Our good experiences in the 40-50 years since the Second
Vatican Council include these:
* More people being called to different ministries than
* a new appreciation for tradition -- the whole tradition,
e.g., the early Church, not only the Middle Ages;
* a reform of rituals, language, music and spaces;
* laity taking advantage of continuing education
* a revitalized interest in spirituality, prompted by
learning more about mystics both in the east and west, and the
availability of houses of prayer;
* liturgical reform being informed by history,
archaeology, Scripture scholarship, inculturation and emerging theologies;
* an understanding of the liturgy not as the premier
devotional act delivered by a few to others but as a living memorial of
the paschal event -- the life, passion, death and resurrection of Jesus
Christ -- a memorial that we are all urged to embrace as our own.

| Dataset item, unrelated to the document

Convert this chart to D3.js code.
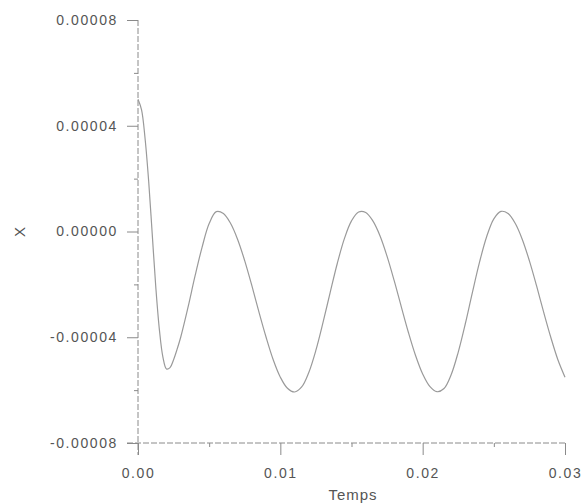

But, as the rector of the school of theology I attended
once said, "there are thorns in every rose bush." Mixed in with
the joys and hopes of a post-conciliar Church, other matters challenge us:
* the abuse scandal, which will take a long time to heal;
* demographic shifts with people moving out of New York
State and migration paths to the U.S.A. coming not just from the European
* aging infrastructures and faith communities, that is,
buildings costly to maintain and hard to fill on Sundays;
* a need to foster a collaborative concern about what is
required to maintain a Catholic presence in the cities, suburbs and rural
areas of our Diocese; and
* some evidence of a restoration effort underway to
correct liturgical errors, which is okay, but not at the expense of the
reform and renewal that has taken such a solid root.

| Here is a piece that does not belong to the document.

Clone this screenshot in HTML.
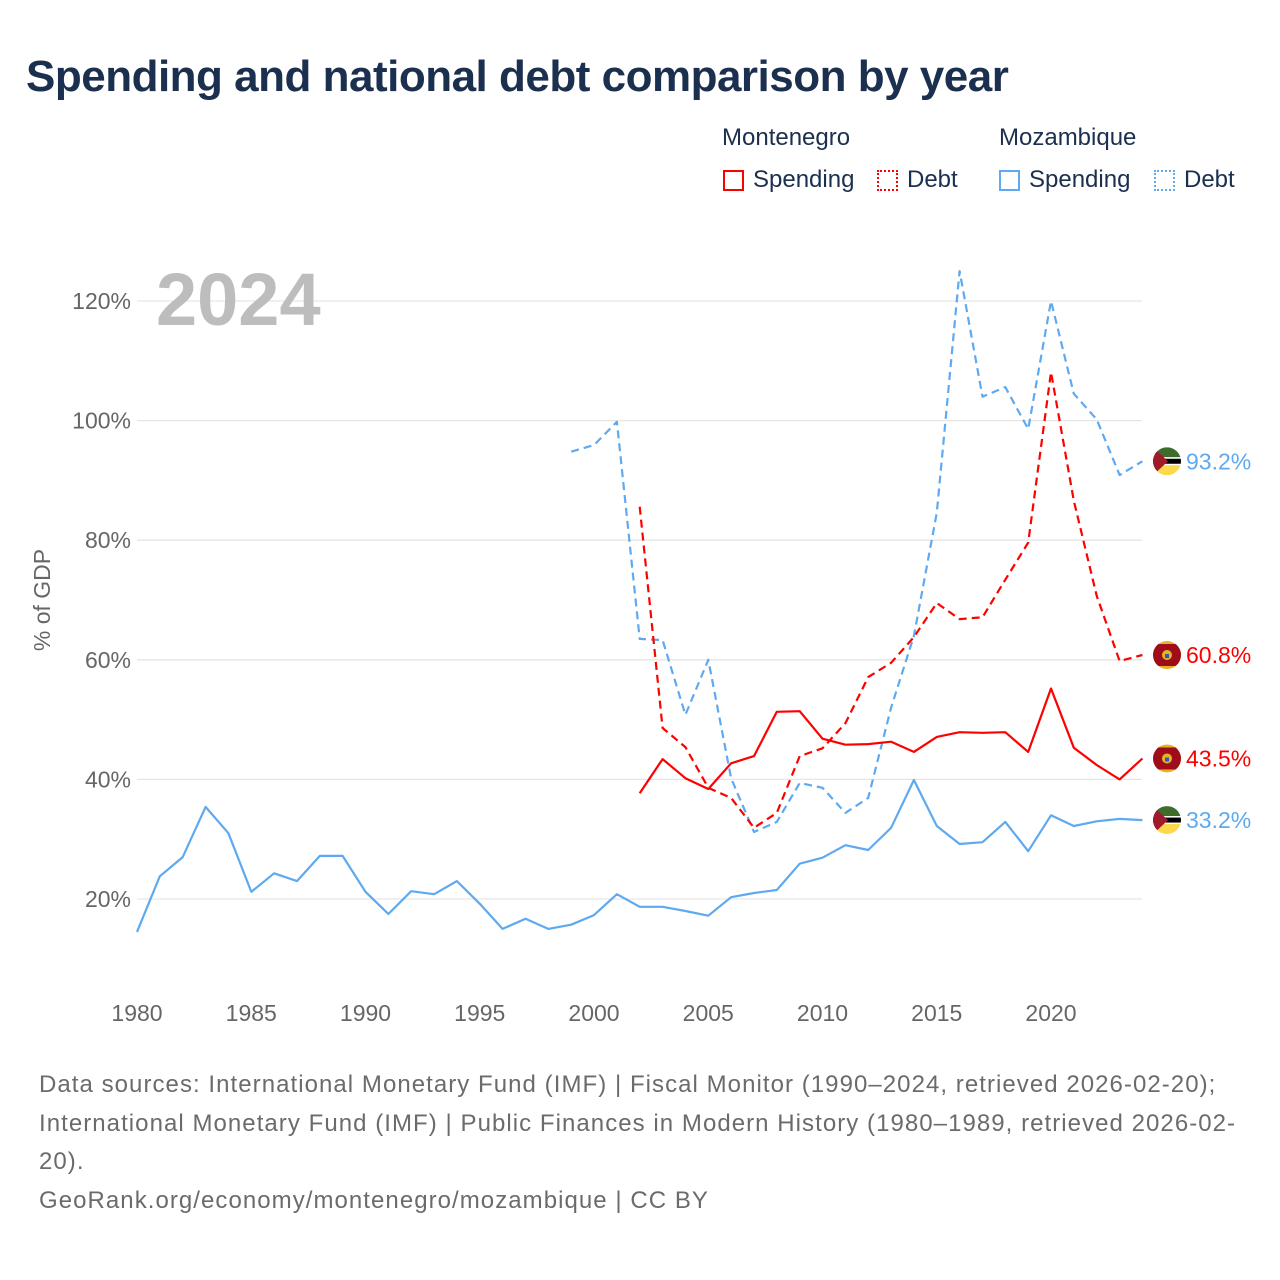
<!DOCTYPE html>
<html><head><meta charset="utf-8">
<style>
body{margin:0;background:#fff;width:1280px;height:1280px;overflow:hidden;font-family:"Liberation Sans",sans-serif}
#title{position:absolute;left:26px;top:52px;font-size:44px;font-weight:bold;color:#1b2f4e;margin:0;letter-spacing:-0.5px}
.lg{position:absolute;font-size:24px;color:#1b2f4e}
.sw{position:absolute;width:21px;height:21px;box-sizing:border-box}
#foot{position:absolute;left:39px;top:1066px;width:1206px;font-size:24px;line-height:38.7px;color:#6b6b6b;letter-spacing:1.05px}
</style></head><body>
<h1 id="title">Spending and national debt comparison by year</h1>
<div class="lg" style="left:722px;top:124px">Montenegro</div>
<div class="lg" style="left:999px;top:124px">Mozambique</div>
<div class="sw" style="left:723px;top:170px;border:2px solid #f00"></div>
<div class="lg" style="left:753px;top:166px">Spending</div>
<div class="sw" style="left:877px;top:170px;border:2px dotted #f00"></div>
<div class="lg" style="left:907px;top:166px">Debt</div>
<div class="sw" style="left:999px;top:170px;border:2px solid #5ea9ef"></div>
<div class="lg" style="left:1029px;top:166px">Spending</div>
<div class="sw" style="left:1154px;top:170px;border:2px dotted #5ea9ef"></div>
<div class="lg" style="left:1184px;top:166px">Debt</div>

<svg id="chart" width="1280" height="1280" style="position:absolute;left:0;top:0"></svg>

<div id="foot">Data sources: International Monetary Fund (IMF) | Fiscal Monitor (1990–2024, retrieved 2026-02-20); International Monetary Fund (IMF) | Public Finances in Modern History (1980–1989, retrieved 2026-02-20).<br>GeoRank.org/economy/montenegro/mozambique | CC BY</div>

<script>
const mozSpendYears0 = 1980;
const mozSpending = [14.5,23.8,27.0,35.4,31.0,21.2,24.3,23.0,27.2,27.2,21.2,17.5,21.3,20.8,23.0,19.2,15.0,16.7,15.0,15.7,17.3,20.8,18.7,18.7,18.0,17.2,20.3,21.0,21.5,25.9,26.9,29.0,28.2,31.9,39.9,32.2,29.2,29.5,32.9,28.0,34.0,32.2,33.0,33.4,33.2];
const mozDebtYear0 = 1999;
const mozDebt = [94.8,95.9,99.8,63.5,63.3,50.8,60.0,40.2,31.2,32.9,39.4,38.6,34.4,36.9,52.0,64.0,84.6,125.0,104.0,105.6,98.6,120.0,104.5,100.2,90.9,93.2];
const mneYear0 = 2002;
const mneSpending = [37.7,43.4,40.2,38.4,42.7,43.9,51.3,51.4,46.8,45.8,45.9,46.3,44.6,47.1,47.9,47.8,47.9,44.6,55.2,45.3,42.4,40.0,43.5];
const mneDebt = [85.6,48.6,45.4,38.6,36.9,31.9,34.4,43.9,45.2,49.4,57.1,59.5,63.8,69.5,66.8,67.1,73.4,79.6,108.1,86.6,70.7,59.8,60.8];
const yTicks = [20,40,60,80,100,120];
const xTicks = [1980,1985,1990,1995,2000,2005,2010,2015,2020];

const NS="http://www.w3.org/2000/svg";
const svg=document.getElementById('chart');
const X=y=>137+(y-1980)*22.85;
const Y=v=>899-(v-20)*5.98;
function mk(t,a,p){const e=document.createElementNS(NS,t);for(const k in a)e.setAttribute(k,a[k]);(p||svg).appendChild(e);return e;}

yTicks.forEach(t=>{
  const g=mk('line',{x1:137,x2:1142,y1:Y(t),y2:Y(t),stroke:'#e6e6e6','stroke-width':1.3});
  
  
  const tx=mk('text',{x:131,y:Y(t)+8,'text-anchor':'end','font-size':23,fill:'#666','font-family':'Liberation Sans, sans-serif'});
  tx.textContent=t+'%';
  
  
});
xTicks.forEach(t=>{
  const tx=mk('text',{x:X(t),y:1021,'text-anchor':'middle','font-size':23,fill:'#666','font-family':'Liberation Sans, sans-serif'});
  tx.textContent=t;
  
  
});
const yt=mk('text',{x:0,y:0,transform:'translate(50,600) rotate(-90)','text-anchor':'middle','font-size':23,fill:'#666','font-family':'Liberation Sans, sans-serif'});
yt.textContent='% of GDP';


const yr=mk('text',{x:156,y:325,'font-size':74,'font-weight':'bold',fill:'#bdbdbd','font-family':'Liberation Sans, sans-serif'});
yr.textContent='2024';



function line(arr,y0,color,dash,name){
  const d=arr.map((v,i)=>(i?'L':'M')+X(y0+i).toFixed(1)+' '+Y(v).toFixed(1)).join(' ');
  const p=mk('path',{d:d,fill:'none',stroke:color,'stroke-width':2.2,'stroke-linejoin':'round'});
  if(dash)p.setAttribute('stroke-dasharray','8 5');
  
  
}
line(mozSpending,mozSpendYears0,'#5ea9ef',false,'mozambique-spending-line');
line(mozDebt,mozDebtYear0,'#5ea9ef',true,'mozambique-debt-line');
line(mneSpending,mneYear0,'#f00',false,'montenegro-spending-line');
line(mneDebt,mneYear0,'#f00',true,'montenegro-debt-line');

function flag(cy,moz,name){
  const g=mk('g',{});
  
  
  const cx=1167,r=14;
  const cid='c'+Math.round(cy);
  const cp=mk('clipPath',{id:cid},g);mk('circle',{cx:cx,cy:cy,r:r},cp);
  const f=mk('g',{'clip-path':'url(#'+cid+')'},g);
  if(moz){
    mk('rect',{x:cx-r,y:cy-r,width:2*r,height:10,fill:'#3f6b2b'},f);
    mk('rect',{x:cx-r,y:cy-4,width:2*r,height:8,fill:'#fff'},f);
    mk('rect',{x:cx-r,y:cy-2.5,width:2*r,height:5,fill:'#000'},f);
    mk('rect',{x:cx-r,y:cy+4,width:2*r,height:10,fill:'#fcd84a'},f);
    mk('path',{d:`M${cx-r} ${cy-r} L${cx+1} ${cy} L${cx-r} ${cy+r}Z`,fill:'#a01a2a'},f);
  }else{
    mk('rect',{x:cx-r,y:cy-r,width:2*r,height:2*r,fill:'#e6b422'},f);
    mk('rect',{x:cx-r,y:cy-r+3,width:2*r,height:2*r-6,fill:'#a00d1a'},f);
    mk('circle',{cx:cx,cy:cy,r:5,fill:'#e6b422'},f);
    mk('rect',{x:cx-2,y:cy-1,width:4,height:4,fill:'#2b5bb5'},f);
  }
}
function label(v,color,name,moz){
  flag(Y(v),moz,name+'-flag');
  const t=mk('text',{x:1186,y:Y(v)+8,'font-size':23,fill:color,'font-family':'Liberation Sans, sans-serif'});
  t.textContent=v.toFixed(1)+'%';
  
  
}
label(mozDebt[mozDebt.length-1],'#5ea9ef','mozambique-debt',true);
label(mneDebt[mneDebt.length-1],'#f00','montenegro-debt',false);
label(mneSpending[mneSpending.length-1],'#f00','montenegro-spending',false);
label(mozSpending[mozSpending.length-1],'#5ea9ef','mozambique-spending',true);
</script>
</body></html>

In this time, all people of the Church have to remeasure
their stature in the Church. Those who are ordained will have let go of
privileged status. Those who are not ordained will have to rise up and
recognize their baptismal status.
Vlacev Havel, a writer and former president of the Czech
Republic, once remarked: "Today, many things indicate that something
is on the way out and something else is painfully being born. It is as if
something were crumbling, decaying and exhausting itself, while something
else, still indistinct, is rising from the rubble."
On the first Pentecost, the old order was passing away for
the Jews and Gentiles of the early Church community, but the new order was
not yet in place. They were afraid. They huddled together. They found
strength in their solidarity.
So, too, we are experiencing a time of transition in our
Church. It is not a time of death; rather, it is a moment in the cosmic
unfolding when we are being asked to renew our ourselves, restate our
baptismal commitments, and work for reconciliation, justice and peace.
Accept your rightful role and take your place in the
Church. In the words of our Bishop: "In so doing, you are truly
beacons of light, anchors of hope, vessels of caring, and instruments of
justice in a Church, society and world which desperately need such."
(These are portions of a talk given by Father Vosko in
June to an assembly of lay liturgical ministers from parishes in
Schenectady County. A priest of the Albany Diocese, he is an
internationally known designer of churches and liturgical consultant.)